**Task details:**
Find the line with "Emit a Python" and the line with "24.1, 22.6, 20.6, 18.1, 15.7, 12.8, 9.3, 6.2, 2.6, 0]", then repeat both of them and every line in between exactly. Omit the pictures.

**Listed entries:**
****************************************

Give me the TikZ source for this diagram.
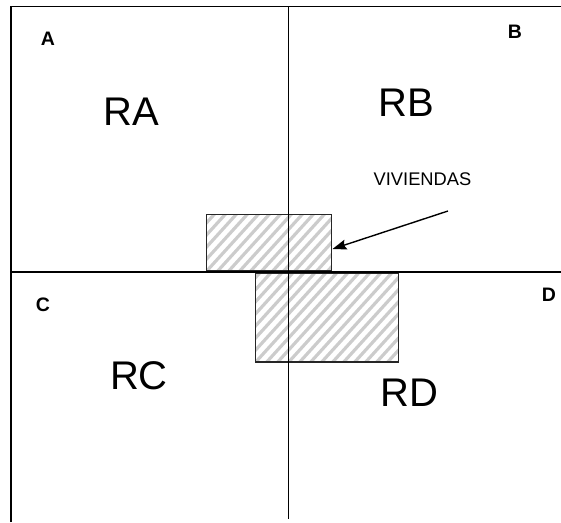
\documentclass[tikz,border=0pt]{standalone}
\usepackage{fontspec}
\setmainfont{Liberation Sans}
\usetikzlibrary{arrows.meta}
\tikzset{
  frameline/.style={line width=1.6pt, black},
  hatchbox/.style={draw=black!85, line width=1.3pt, inner sep=0pt,
    path picture={
      \foreach \i in {-220,-209,...,220}
        \draw[gray!40, line width=3.2pt]
          ([xshift=\i pt]path picture bounding box.south west) -- ++(200,-220);
    }},
  cornerlabel/.style={font=\bfseries\fontsize{19.5}{22}\selectfont, inner sep=0pt},
  regionlabel/.style={font=\fontsize{40}{44}\selectfont, inner sep=0pt},
  notelabel/.style={font=\fontsize{18.3}{20}\selectfont, inner sep=0pt},
  pointer/.style={line width=1.4pt, -{Stealth[length=14pt,width=10pt,inset=2pt]}}
}
\begin{document}
\begin{tikzpicture}[x=1pt,y=-1pt]
\useasboundingbox (0,0) rectangle (561,522);
% hatched boxes
\node[hatchbox, minimum width=125pt, minimum height=56.7pt] (small) at (269.2,242.7) {};
\node[hatchbox, minimum width=142.6pt, minimum height=88.7pt] (big) at (327,317.7) {};
% frame lines
\coordinate (tl) at (11,6.5);
\coordinate (tr) at (561,6.5);
\coordinate (bl) at (11,522);
\coordinate (vt) at (288.5,6.5);
\coordinate (vb) at (288.5,519);
\coordinate (hl) at (11,272);
\coordinate (hr) at (561,272);
\draw[frameline] (bl) -- (tl) -- (tr);
\draw[frameline] (vt) -- (vb);
\draw[frameline] (hl) -- (hr);
% labels
\node[cornerlabel] (A) at (48,39) {A};
\node[cornerlabel] (B) at (515,32) {B};
\node[cornerlabel] (C) at (43,305) {C};
\node[cornerlabel] (D) at (549,295) {D};
\node[regionlabel] (RA) at (131.5,112) {RA};
\node[regionlabel] (RB) at (406,102.5) {RB};
\node[regionlabel] (RC) at (139,376) {RC};
\node[regionlabel] (RD) at (409.5,392.5) {RD};
\node[notelabel] (viv) at (422.5,179.5) {VIVIENDAS};
% arrow
\coordinate (astart) at (448,211);
\coordinate (atip) at (332.5,249);
\draw[pointer] (astart) -- (atip);
\end{tikzpicture}
\end{document}
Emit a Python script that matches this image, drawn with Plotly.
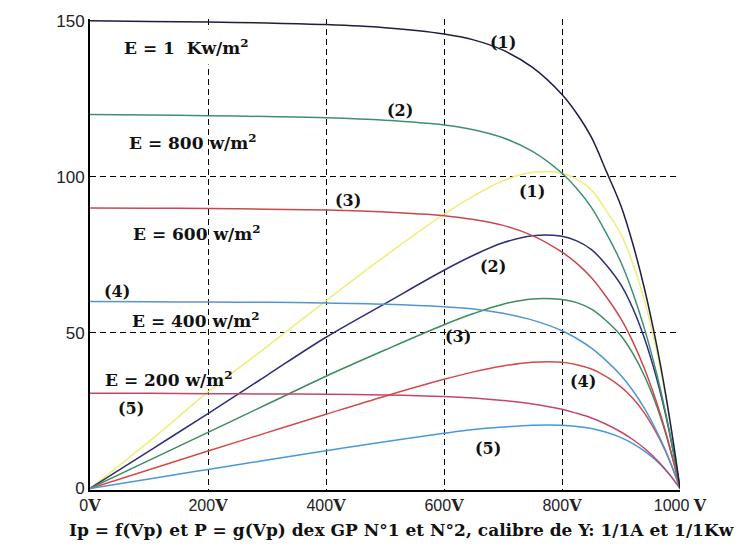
import plotly.graph_objects as go

# Photovoltaic array: current Ip and power P versus panel voltage Vp
# for five irradiance levels (1 kW/m2 down to 200 W/m2).
voltage = [0, 100, 200, 300, 400, 500, 600, 650, 700, 750, 800,
           825, 850, 875, 900, 920, 940, 960, 975, 990, 1000]

current_1 = [150, 149.8, 149.6, 149.3, 148.8, 147.8, 145.8, 143.9, 140.6, 135.1, 126.4,
             120.3, 112.6, 101.8, 90.6, 78.5, 63.9, 46.4, 31.0, 13.2, 0]
current_2 = [120, 119.8, 119.6, 119.3, 118.9, 118.1, 116.6, 115.1, 112.5, 108.1, 101.1,
             96.2, 90.1, 81.9, 72.5, 62.8, 51.1, 37.1, 24.8, 10.6, 0]
current_3 = [90, 89.9, 89.8, 89.6, 89.3, 88.7, 87.5, 86.3, 84.4, 81.1, 75.8,
             72.2, 67.6, 61.5, 54.4, 47.1, 38.3, 27.8, 18.6, 7.9, 0]
current_4 = [60, 59.9, 59.8, 59.7, 59.5, 59.1, 58.3, 57.6, 56.2, 54.0, 50.6,
             48.1, 45.0, 41.0, 36.2, 31.4, 25.6, 18.5, 12.4, 5.3, 0]
current_5 = [30.5, 30.5, 30.4, 30.3, 30.2, 30.0, 29.5, 29.0, 28.2, 27.1, 25.4,
             24.1, 22.6, 20.6, 18.1, 15.7, 12.8, 9.3, 6.2, 2.6, 0]

power_1 = [0, 15.0, 31.0, 45.5, 60.2, 74.5, 88.0, 93.8, 98.7, 101.4, 101.1,
           99.2, 95.7, 89.1, 81.5, 72.2, 60.1, 44.5, 30.2, 13.1, 0]
power_2 = [0, 12.0, 24.0, 36.3, 48.5, 59.3, 70.0, 74.8, 78.8, 81.1, 80.9,
           79.4, 76.6, 71.7, 65.3, 57.8, 48.0, 35.6, 24.2, 10.5, 0]
power_3 = [0, 9.0, 18.0, 27.0, 36.0, 44.4, 52.5, 56.1, 59.1, 60.8, 60.6,
           59.6, 57.5, 53.8, 49.0, 43.3, 36.0, 26.7, 18.1, 7.8, 0]
power_4 = [0, 6.0, 12.0, 17.9, 23.8, 29.6, 35.0, 37.4, 39.3, 40.5, 40.5,
           39.7, 38.3, 35.9, 32.6, 28.9, 24.1, 17.8, 12.1, 5.2, 0]
power_5 = [0, 3.05, 6.1, 9.1, 12.1, 15.0, 17.7, 18.9, 19.7, 20.3, 20.3,
           19.9, 19.2, 18.0, 16.3, 14.4, 12.0, 8.9, 6.0, 2.6, 0]

x_tick_vals = [0, 200, 400, 600, 800, 1000]
x_tick_nums = ["0", "200", "400", "600", "800", "1000 "]
y_tick_vals = [0, 50, 100, 150]
y_tick_text = ["0", "50", "100", "150"]
x_grid_vals = [200, 400, 600, 800]
y_grid_vals = [50, 100]

# Irradiance labels and curve numbers, placed in data coordinates
label_text = ["E = 1  Kw/m<sup>2</sup>", "E = 800 w/m<sup>2</sup>",
              "E = 600 w/m<sup>2</sup>", "E = 400 w/m<sup>2</sup>",
              "E = 200 w/m<sup>2</sup>",
              "(1)", "(2)", "(1)", "(3)", "(2)", "(4)", "(3)", "(5)", "(4)", "(5)"]
label_v = [163, 175, 181, 180, 134,
           700, 525, 749, 437, 683, 46, 623, 69, 836, 675]
label_i = [141.5, 111.2, 82.0, 54.0, 35.0,
           143.0, 121.4, 95.3, 92.5, 71.2, 63.2, 48.6, 25.7, 34.3, 12.7]

caption = "Ip = f(Vp) et P = g(Vp) dex GP N°1 et N°2, calibre de Y: 1/1A et 1/1Kw"

series = [
    (power_1, "#eeee78"),
    (power_2, "#2e2e78"),
    (power_3, "#3c8c5c"),
    (power_4, "#d44a4a"),
    (power_5, "#4a98d8"),
    (current_5, "#c24868"),
    (current_4, "#4f97d0"),
    (current_3, "#c8484e"),
    (current_2, "#3f8f74"),
    (current_1, "#1e1e40"),
]

fig = go.Figure()
for values, color in series:
    fig.add_trace(go.Scatter(
        x=voltage, y=values, mode="lines",
        line=dict(color=color, width=1.5, shape="spline", smoothing=1.0),
        showlegend=False, hoverinfo="skip"))

# empty trace on the overlay axes that carry the dashed grid
fig.add_trace(go.Scatter(x=[None], y=[None], xaxis="x2", yaxis="y2",
                         mode="lines", showlegend=False, hoverinfo="skip"))

serif = "DejaVu Serif"
narrow = "Liberation Sans Narrow, Liberation Sans, Arial"

x_tick_text = [n + "<span style='font-family:DejaVu Serif;font-weight:bold'>V</span>"
               for n in x_tick_nums]

annotations = []
for txt, v, i in zip(label_text, label_v, label_i):
    is_e = txt.startswith("E")
    ann = dict(x=v, y=i, xref="x", yref="y", text="<b>" + txt + "</b>",
               showarrow=False,
               font=dict(family=serif, size=17 if is_e else 16, color="#111111"))
    if txt.startswith("E = 1 "):
        ann.update(bgcolor="white", borderpad=6)
    annotations.append(ann)

annotations.append(dict(
    x=0.528, y=-0.085, xref="paper", yref="paper", text="<b>" + caption + "</b>",
    showarrow=False, xanchor="center", yanchor="middle",
    font=dict(family=serif, size=17, color="#111111")))

fig.update_layout(
    width=744, height=550,
    margin=dict(l=90, r=64, t=14, b=60),
    paper_bgcolor="white", plot_bgcolor="white",
    xaxis=dict(range=[0, 1000], tickvals=x_tick_vals, ticktext=x_tick_text,
               showgrid=False, zeroline=False, showline=True, linecolor="black",
               linewidth=2, ticks="", tickfont=dict(family=narrow, size=16, color="#222222")),
    yaxis=dict(range=[-0.5, 150.6], tickvals=y_tick_vals, ticktext=y_tick_text,
               showgrid=False, zeroline=False, showline=True, linecolor="black",
               linewidth=2, ticks="", tickfont=dict(family=narrow, size=17, color="#222222")),
    xaxis2=dict(range=[0, 1000], overlaying="x", anchor="y2", tickvals=x_grid_vals,
                showticklabels=False, showgrid=True, gridcolor="black", gridwidth=1.3,
                griddash="6px,4px", zeroline=False, showline=False, ticks=""),
    yaxis2=dict(range=[-0.5, 150.6], overlaying="y", anchor="x2", tickvals=y_grid_vals,
                showticklabels=False, showgrid=True, gridcolor="black", gridwidth=1.3,
                griddash="6px,4px", zeroline=False, showline=False, ticks=""),
    annotations=annotations,
)

fig.write_html("out.html")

****************************************

**Answer in full:**
Emit a Python script that matches this image, drawn with Plotly.
import plotly.graph_objects as go

# Photovoltaic array: current Ip and power P versus panel voltage Vp
# for five irradiance levels (1 kW/m2 down to 200 W/m2).
voltage = [0, 100, 200, 300, 400, 500, 600, 650, 700, 750, 800,
           825, 850, 875, 900, 920, 940, 960, 975, 990, 1000]

current_1 = [150, 149.8, 149.6, 149.3, 148.8, 147.8, 145.8, 143.9, 140.6, 135.1, 126.4,
             120.3, 112.6, 101.8, 90.6, 78.5, 63.9, 46.4, 31.0, 13.2, 0]
current_2 = [120, 119.8, 119.6, 119.3, 118.9, 118.1, 116.6, 115.1, 112.5, 108.1, 101.1,
             96.2, 90.1, 81.9, 72.5, 62.8, 51.1, 37.1, 24.8, 10.6, 0]
current_3 = [90, 89.9, 89.8, 89.6, 89.3, 88.7, 87.5, 86.3, 84.4, 81.1, 75.8,
             72.2, 67.6, 61.5, 54.4, 47.1, 38.3, 27.8, 18.6, 7.9, 0]
current_4 = [60, 59.9, 59.8, 59.7, 59.5, 59.1, 58.3, 57.6, 56.2, 54.0, 50.6,
             48.1, 45.0, 41.0, 36.2, 31.4, 25.6, 18.5, 12.4, 5.3, 0]
current_5 = [30.5, 30.5, 30.4, 30.3, 30.2, 30.0, 29.5, 29.0, 28.2, 27.1, 25.4,
             24.1, 22.6, 20.6, 18.1, 15.7, 12.8, 9.3, 6.2, 2.6, 0]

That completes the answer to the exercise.